_Given material_
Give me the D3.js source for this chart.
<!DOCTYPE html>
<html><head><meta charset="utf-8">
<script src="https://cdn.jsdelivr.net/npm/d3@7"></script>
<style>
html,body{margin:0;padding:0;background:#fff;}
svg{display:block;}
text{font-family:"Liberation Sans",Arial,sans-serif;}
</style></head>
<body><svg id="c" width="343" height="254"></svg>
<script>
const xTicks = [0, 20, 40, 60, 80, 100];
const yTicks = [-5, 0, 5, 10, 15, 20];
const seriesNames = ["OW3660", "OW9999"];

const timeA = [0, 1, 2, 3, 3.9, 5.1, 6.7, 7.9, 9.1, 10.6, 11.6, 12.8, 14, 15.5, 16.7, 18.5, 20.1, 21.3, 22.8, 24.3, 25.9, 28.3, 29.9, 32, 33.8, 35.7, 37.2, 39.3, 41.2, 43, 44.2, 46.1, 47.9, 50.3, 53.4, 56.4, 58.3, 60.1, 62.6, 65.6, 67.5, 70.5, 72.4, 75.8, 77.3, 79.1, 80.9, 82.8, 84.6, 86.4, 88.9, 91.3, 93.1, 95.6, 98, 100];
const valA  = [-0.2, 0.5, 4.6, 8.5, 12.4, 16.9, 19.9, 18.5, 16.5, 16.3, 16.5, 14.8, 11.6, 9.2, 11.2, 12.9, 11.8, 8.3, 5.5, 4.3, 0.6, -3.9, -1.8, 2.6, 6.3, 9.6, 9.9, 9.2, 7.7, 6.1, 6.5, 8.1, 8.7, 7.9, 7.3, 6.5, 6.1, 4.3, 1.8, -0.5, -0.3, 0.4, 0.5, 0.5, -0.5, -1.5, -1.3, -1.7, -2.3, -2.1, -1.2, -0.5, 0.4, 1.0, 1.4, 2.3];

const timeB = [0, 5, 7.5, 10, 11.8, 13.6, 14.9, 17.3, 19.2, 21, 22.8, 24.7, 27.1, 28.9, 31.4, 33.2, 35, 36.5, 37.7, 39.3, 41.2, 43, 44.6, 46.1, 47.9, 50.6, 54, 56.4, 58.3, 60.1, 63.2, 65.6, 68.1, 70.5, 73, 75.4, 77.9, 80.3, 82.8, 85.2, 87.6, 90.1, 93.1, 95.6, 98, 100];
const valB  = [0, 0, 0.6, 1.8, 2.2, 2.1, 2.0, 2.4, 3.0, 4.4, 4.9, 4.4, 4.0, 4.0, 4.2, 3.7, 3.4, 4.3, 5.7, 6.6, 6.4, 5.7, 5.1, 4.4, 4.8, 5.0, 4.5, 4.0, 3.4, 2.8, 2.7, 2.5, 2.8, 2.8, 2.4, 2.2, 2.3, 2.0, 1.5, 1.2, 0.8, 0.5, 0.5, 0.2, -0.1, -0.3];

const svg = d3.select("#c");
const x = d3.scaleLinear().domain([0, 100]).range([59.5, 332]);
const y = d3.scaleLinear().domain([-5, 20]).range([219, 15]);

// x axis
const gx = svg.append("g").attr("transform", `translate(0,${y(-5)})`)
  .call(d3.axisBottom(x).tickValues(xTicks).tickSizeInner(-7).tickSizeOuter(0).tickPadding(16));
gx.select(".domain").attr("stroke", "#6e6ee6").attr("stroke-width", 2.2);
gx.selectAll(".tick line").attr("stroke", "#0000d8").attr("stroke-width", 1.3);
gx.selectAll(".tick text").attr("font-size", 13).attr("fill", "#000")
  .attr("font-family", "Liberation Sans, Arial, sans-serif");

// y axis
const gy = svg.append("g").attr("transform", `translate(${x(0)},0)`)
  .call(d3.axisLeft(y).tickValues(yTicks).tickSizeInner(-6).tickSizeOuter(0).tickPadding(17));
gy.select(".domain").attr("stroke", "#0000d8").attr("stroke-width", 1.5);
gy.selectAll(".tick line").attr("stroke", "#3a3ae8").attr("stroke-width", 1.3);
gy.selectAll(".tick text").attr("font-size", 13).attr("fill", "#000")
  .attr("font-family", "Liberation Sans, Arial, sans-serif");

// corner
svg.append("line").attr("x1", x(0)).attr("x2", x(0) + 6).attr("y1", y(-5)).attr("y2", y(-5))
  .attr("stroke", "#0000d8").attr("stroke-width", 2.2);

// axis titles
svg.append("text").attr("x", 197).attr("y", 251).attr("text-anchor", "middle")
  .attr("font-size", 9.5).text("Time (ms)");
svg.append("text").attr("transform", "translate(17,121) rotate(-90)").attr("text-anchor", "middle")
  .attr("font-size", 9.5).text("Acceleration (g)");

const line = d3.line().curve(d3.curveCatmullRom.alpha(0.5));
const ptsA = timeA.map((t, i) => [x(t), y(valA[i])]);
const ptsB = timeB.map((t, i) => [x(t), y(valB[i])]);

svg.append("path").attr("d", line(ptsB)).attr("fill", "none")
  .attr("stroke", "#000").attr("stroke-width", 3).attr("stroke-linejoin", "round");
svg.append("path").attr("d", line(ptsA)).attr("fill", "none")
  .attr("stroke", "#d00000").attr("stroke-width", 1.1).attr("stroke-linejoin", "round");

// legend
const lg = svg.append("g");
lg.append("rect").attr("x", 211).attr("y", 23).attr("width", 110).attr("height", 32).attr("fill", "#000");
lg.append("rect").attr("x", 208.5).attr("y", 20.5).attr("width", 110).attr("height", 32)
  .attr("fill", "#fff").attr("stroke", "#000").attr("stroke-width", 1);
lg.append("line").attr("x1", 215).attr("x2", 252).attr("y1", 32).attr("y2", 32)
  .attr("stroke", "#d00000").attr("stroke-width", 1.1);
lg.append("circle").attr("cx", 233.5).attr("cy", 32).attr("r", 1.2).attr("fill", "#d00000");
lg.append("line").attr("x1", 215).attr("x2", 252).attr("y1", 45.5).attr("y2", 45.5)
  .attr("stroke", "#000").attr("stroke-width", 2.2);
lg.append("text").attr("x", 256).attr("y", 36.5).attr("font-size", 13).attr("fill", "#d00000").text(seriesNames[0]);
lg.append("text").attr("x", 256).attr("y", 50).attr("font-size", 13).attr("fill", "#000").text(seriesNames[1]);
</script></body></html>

_Required task_
Transcribe the whole listing exactly.

_Solution for this task_
Give me the D3.js source for this chart.
<!DOCTYPE html>
<html><head><meta charset="utf-8">
<script src="https://cdn.jsdelivr.net/npm/d3@7"></script>
<style>
html,body{margin:0;padding:0;background:#fff;}
svg{display:block;}
text{font-family:"Liberation Sans",Arial,sans-serif;}
</style></head>
<body><svg id="c" width="343" height="254"></svg>
<script>
const xTicks = [0, 20, 40, 60, 80, 100];
const yTicks = [-5, 0, 5, 10, 15, 20];
const seriesNames = ["OW3660", "OW9999"];

const timeA = [0, 1, 2, 3, 3.9, 5.1, 6.7, 7.9, 9.1, 10.6, 11.6, 12.8, 14, 15.5, 16.7, 18.5, 20.1, 21.3, 22.8, 24.3, 25.9, 28.3, 29.9, 32, 33.8, 35.7, 37.2, 39.3, 41.2, 43, 44.2, 46.1, 47.9, 50.3, 53.4, 56.4, 58.3, 60.1, 62.6, 65.6, 67.5, 70.5, 72.4, 75.8, 77.3, 79.1, 80.9, 82.8, 84.6, 86.4, 88.9, 91.3, 93.1, 95.6, 98, 100];
const valA  = [-0.2, 0.5, 4.6, 8.5, 12.4, 16.9, 19.9, 18.5, 16.5, 16.3, 16.5, 14.8, 11.6, 9.2, 11.2, 12.9, 11.8, 8.3, 5.5, 4.3, 0.6, -3.9, -1.8, 2.6, 6.3, 9.6, 9.9, 9.2, 7.7, 6.1, 6.5, 8.1, 8.7, 7.9, 7.3, 6.5, 6.1, 4.3, 1.8, -0.5, -0.3, 0.4, 0.5, 0.5, -0.5, -1.5, -1.3, -1.7, -2.3, -2.1, -1.2, -0.5, 0.4, 1.0, 1.4, 2.3];

const timeB = [0, 5, 7.5, 10, 11.8, 13.6, 14.9, 17.3, 19.2, 21, 22.8, 24.7, 27.1, 28.9, 31.4, 33.2, 35, 36.5, 37.7, 39.3, 41.2, 43, 44.6, 46.1, 47.9, 50.6, 54, 56.4, 58.3, 60.1, 63.2, 65.6, 68.1, 70.5, 73, 75.4, 77.9, 80.3, 82.8, 85.2, 87.6, 90.1, 93.1, 95.6, 98, 100];
const valB  = [0, 0, 0.6, 1.8, 2.2, 2.1, 2.0, 2.4, 3.0, 4.4, 4.9, 4.4, 4.0, 4.0, 4.2, 3.7, 3.4, 4.3, 5.7, 6.6, 6.4, 5.7, 5.1, 4.4, 4.8, 5.0, 4.5, 4.0, 3.4, 2.8, 2.7, 2.5, 2.8, 2.8, 2.4, 2.2, 2.3, 2.0, 1.5, 1.2, 0.8, 0.5, 0.5, 0.2, -0.1, -0.3];

const svg = d3.select("#c");
const x = d3.scaleLinear().domain([0, 100]).range([59.5, 332]);
const y = d3.scaleLinear().domain([-5, 20]).range([219, 15]);

// x axis
const gx = svg.append("g").attr("transform", `translate(0,${y(-5)})`)
  .call(d3.axisBottom(x).tickValues(xTicks).tickSizeInner(-7).tickSizeOuter(0).tickPadding(16));
gx.select(".domain").attr("stroke", "#6e6ee6").attr("stroke-width", 2.2);
gx.selectAll(".tick line").attr("stroke", "#0000d8").attr("stroke-width", 1.3);
gx.selectAll(".tick text").attr("font-size", 13).attr("fill", "#000")
  .attr("font-family", "Liberation Sans, Arial, sans-serif");

// y axis
const gy = svg.append("g").attr("transform", `translate(${x(0)},0)`)
  .call(d3.axisLeft(y).tickValues(yTicks).tickSizeInner(-6).tickSizeOuter(0).tickPadding(17));
gy.select(".domain").attr("stroke", "#0000d8").attr("stroke-width", 1.5);
gy.selectAll(".tick line").attr("stroke", "#3a3ae8").attr("stroke-width", 1.3);
gy.selectAll(".tick text").attr("font-size", 13).attr("fill", "#000")
  .attr("font-family", "Liberation Sans, Arial, sans-serif");

// corner
svg.append("line").attr("x1", x(0)).attr("x2", x(0) + 6).attr("y1", y(-5)).attr("y2", y(-5))
  .attr("stroke", "#0000d8").attr("stroke-width", 2.2);

// axis titles
svg.append("text").attr("x", 197).attr("y", 251).attr("text-anchor", "middle")
  .attr("font-size", 9.5).text("Time (ms)");
svg.append("text").attr("transform", "translate(17,121) rotate(-90)").attr("text-anchor", "middle")
  .attr("font-size", 9.5).text("Acceleration (g)");

const line = d3.line().curve(d3.curveCatmullRom.alpha(0.5));
const ptsA = timeA.map((t, i) => [x(t), y(valA[i])]);
const ptsB = timeB.map((t, i) => [x(t), y(valB[i])]);

svg.append("path").attr("d", line(ptsB)).attr("fill", "none")
  .attr("stroke", "#000").attr("stroke-width", 3).attr("stroke-linejoin", "round");
svg.append("path").attr("d", line(ptsA)).attr("fill", "none")
  .attr("stroke", "#d00000").attr("stroke-width", 1.1).attr("stroke-linejoin", "round");

// legend
const lg = svg.append("g");
lg.append("rect").attr("x", 211).attr("y", 23).attr("width", 110).attr("height", 32).attr("fill", "#000");
lg.append("rect").attr("x", 208.5).attr("y", 20.5).attr("width", 110).attr("height", 32)
  .attr("fill", "#fff").attr("stroke", "#000").attr("stroke-width", 1);
lg.append("line").attr("x1", 215).attr("x2", 252).attr("y1", 32).attr("y2", 32)
  .attr("stroke", "#d00000").attr("stroke-width", 1.1);
lg.append("circle").attr("cx", 233.5).attr("cy", 32).attr("r", 1.2).attr("fill", "#d00000");
lg.append("line").attr("x1", 215).attr("x2", 252).attr("y1", 45.5).attr("y2", 45.5)
  .attr("stroke", "#000").attr("stroke-width", 2.2);
lg.append("text").attr("x", 256).attr("y", 36.5).attr("font-size", 13).attr("fill", "#d00000").text(seriesNames[0]);
lg.append("text").attr("x", 256).attr("y", 50).attr("font-size", 13).attr("fill", "#000").text(seriesNames[1]);
</script></body></html>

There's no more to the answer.